OBJECTIVE = Retype only what runs from the beginning of the data through the line with "(cs1) -- (cs2);"; please omit the pictures and keep every line exact.

GIVEN RECORDS =
● ● ● ● ● ● ●

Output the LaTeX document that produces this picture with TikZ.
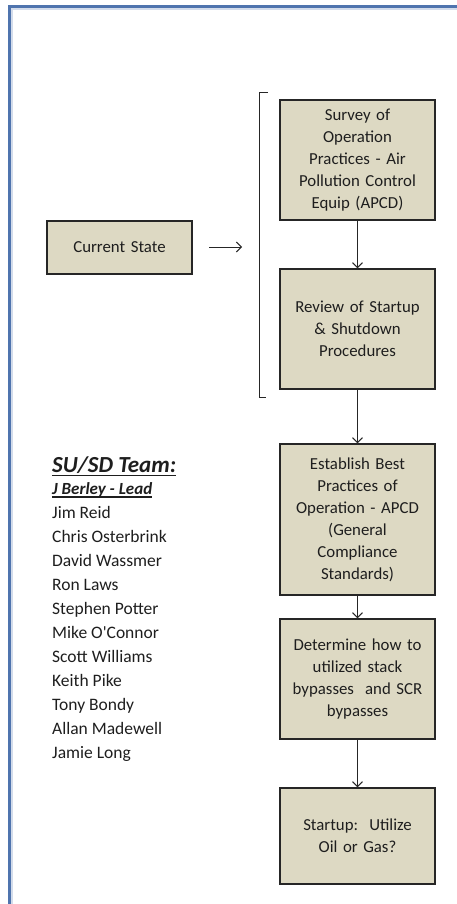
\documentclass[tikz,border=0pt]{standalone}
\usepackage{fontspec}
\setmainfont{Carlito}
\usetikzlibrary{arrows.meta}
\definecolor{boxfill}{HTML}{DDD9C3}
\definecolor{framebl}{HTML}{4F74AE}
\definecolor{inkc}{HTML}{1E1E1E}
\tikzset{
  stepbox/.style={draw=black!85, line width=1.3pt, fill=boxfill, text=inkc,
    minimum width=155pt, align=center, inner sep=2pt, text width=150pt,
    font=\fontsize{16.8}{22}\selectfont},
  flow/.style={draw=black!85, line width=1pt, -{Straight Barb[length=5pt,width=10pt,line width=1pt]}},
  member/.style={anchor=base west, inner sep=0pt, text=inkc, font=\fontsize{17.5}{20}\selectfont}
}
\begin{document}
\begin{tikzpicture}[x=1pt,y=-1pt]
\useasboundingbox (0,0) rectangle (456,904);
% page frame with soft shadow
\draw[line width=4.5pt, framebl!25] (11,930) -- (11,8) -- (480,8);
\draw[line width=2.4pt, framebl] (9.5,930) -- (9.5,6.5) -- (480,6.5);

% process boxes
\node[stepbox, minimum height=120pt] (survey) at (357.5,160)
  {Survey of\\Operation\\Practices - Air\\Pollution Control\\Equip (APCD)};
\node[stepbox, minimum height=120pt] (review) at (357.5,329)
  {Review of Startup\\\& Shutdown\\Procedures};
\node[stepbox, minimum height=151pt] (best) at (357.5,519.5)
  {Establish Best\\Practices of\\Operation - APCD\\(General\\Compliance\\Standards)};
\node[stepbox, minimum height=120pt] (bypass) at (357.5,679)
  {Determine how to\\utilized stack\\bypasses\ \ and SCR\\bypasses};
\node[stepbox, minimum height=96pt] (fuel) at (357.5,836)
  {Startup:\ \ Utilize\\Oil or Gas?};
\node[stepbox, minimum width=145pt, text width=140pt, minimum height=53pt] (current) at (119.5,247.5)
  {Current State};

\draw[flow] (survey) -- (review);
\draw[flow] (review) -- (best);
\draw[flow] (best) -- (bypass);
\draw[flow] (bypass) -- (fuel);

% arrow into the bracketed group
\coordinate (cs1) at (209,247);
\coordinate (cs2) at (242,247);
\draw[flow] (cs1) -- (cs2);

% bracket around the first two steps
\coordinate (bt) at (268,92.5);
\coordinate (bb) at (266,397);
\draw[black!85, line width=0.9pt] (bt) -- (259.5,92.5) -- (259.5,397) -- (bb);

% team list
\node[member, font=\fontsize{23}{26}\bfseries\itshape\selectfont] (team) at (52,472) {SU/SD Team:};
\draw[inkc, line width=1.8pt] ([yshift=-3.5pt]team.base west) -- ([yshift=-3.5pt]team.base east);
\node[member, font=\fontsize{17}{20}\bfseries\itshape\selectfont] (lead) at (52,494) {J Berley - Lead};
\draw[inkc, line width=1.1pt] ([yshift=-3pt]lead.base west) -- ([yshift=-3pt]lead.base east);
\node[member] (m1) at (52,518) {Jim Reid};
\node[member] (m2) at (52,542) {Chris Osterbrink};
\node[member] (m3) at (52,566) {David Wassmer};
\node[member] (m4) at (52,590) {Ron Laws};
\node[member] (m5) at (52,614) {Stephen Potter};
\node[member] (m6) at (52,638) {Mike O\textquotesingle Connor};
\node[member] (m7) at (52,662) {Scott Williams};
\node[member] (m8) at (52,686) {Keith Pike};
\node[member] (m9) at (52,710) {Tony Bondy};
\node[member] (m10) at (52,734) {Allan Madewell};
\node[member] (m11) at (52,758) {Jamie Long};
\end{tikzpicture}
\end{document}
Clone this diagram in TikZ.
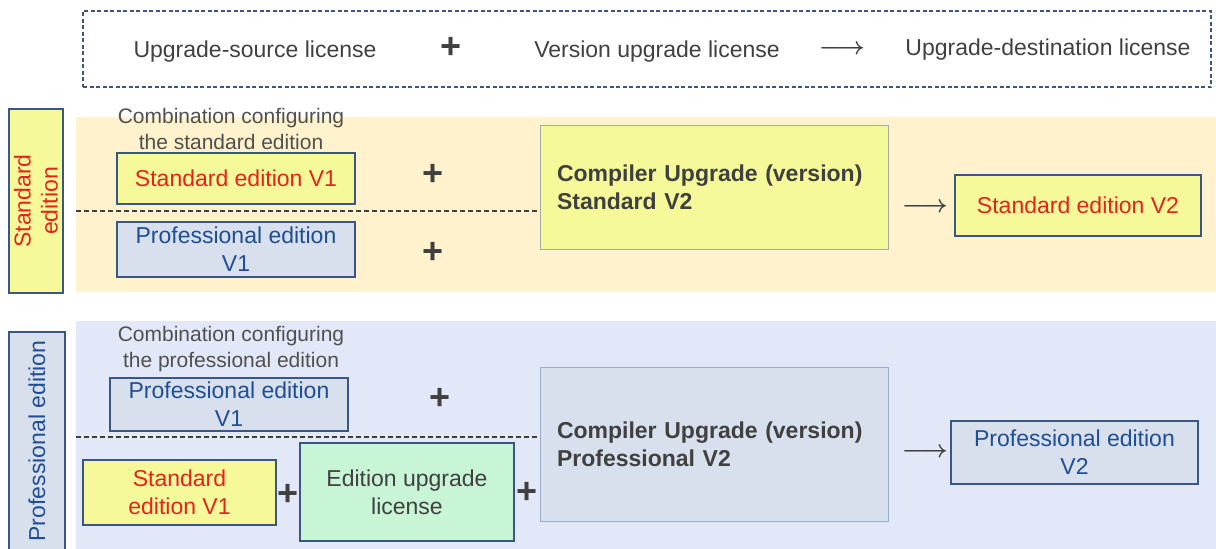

● ● ● ● ● ● ●

FULL ANSWER =
Output the LaTeX document that produces this picture with TikZ.
\documentclass[tikz,border=0pt]{standalone}
\usepackage{fontspec}
\setmainfont{Carlito}
\usetikzlibrary{arrows.meta}
\definecolor{boxfill}{HTML}{DDD9C3}
\definecolor{framebl}{HTML}{4F74AE}
\definecolor{inkc}{HTML}{1E1E1E}
\tikzset{
  stepbox/.style={draw=black!85, line width=1.3pt, fill=boxfill, text=inkc,
    minimum width=155pt, align=center, inner sep=2pt, text width=150pt,
    font=\fontsize{16.8}{22}\selectfont},
  flow/.style={draw=black!85, line width=1pt, -{Straight Barb[length=5pt,width=10pt,line width=1pt]}},
  member/.style={anchor=base west, inner sep=0pt, text=inkc, font=\fontsize{17.5}{20}\selectfont}
}
\begin{document}
\begin{tikzpicture}[x=1pt,y=-1pt]
\useasboundingbox (0,0) rectangle (456,904);
% page frame with soft shadow
\draw[line width=4.5pt, framebl!25] (11,930) -- (11,8) -- (480,8);
\draw[line width=2.4pt, framebl] (9.5,930) -- (9.5,6.5) -- (480,6.5);

% process boxes
\node[stepbox, minimum height=120pt] (survey) at (357.5,160)
  {Survey of\\Operation\\Practices - Air\\Pollution Control\\Equip (APCD)};
\node[stepbox, minimum height=120pt] (review) at (357.5,329)
  {Review of Startup\\\& Shutdown\\Procedures};
\node[stepbox, minimum height=151pt] (best) at (357.5,519.5)
  {Establish Best\\Practices of\\Operation - APCD\\(General\\Compliance\\Standards)};
\node[stepbox, minimum height=120pt] (bypass) at (357.5,679)
  {Determine how to\\utilized stack\\bypasses\ \ and SCR\\bypasses};
\node[stepbox, minimum height=96pt] (fuel) at (357.5,836)
  {Startup:\ \ Utilize\\Oil or Gas?};
\node[stepbox, minimum width=145pt, text width=140pt, minimum height=53pt] (current) at (119.5,247.5)
  {Current State};

\draw[flow] (survey) -- (review);
\draw[flow] (review) -- (best);
\draw[flow] (best) -- (bypass);
\draw[flow] (bypass) -- (fuel);

% arrow into the bracketed group
\coordinate (cs1) at (209,247);
\coordinate (cs2) at (242,247);
\draw[flow] (cs1) -- (cs2);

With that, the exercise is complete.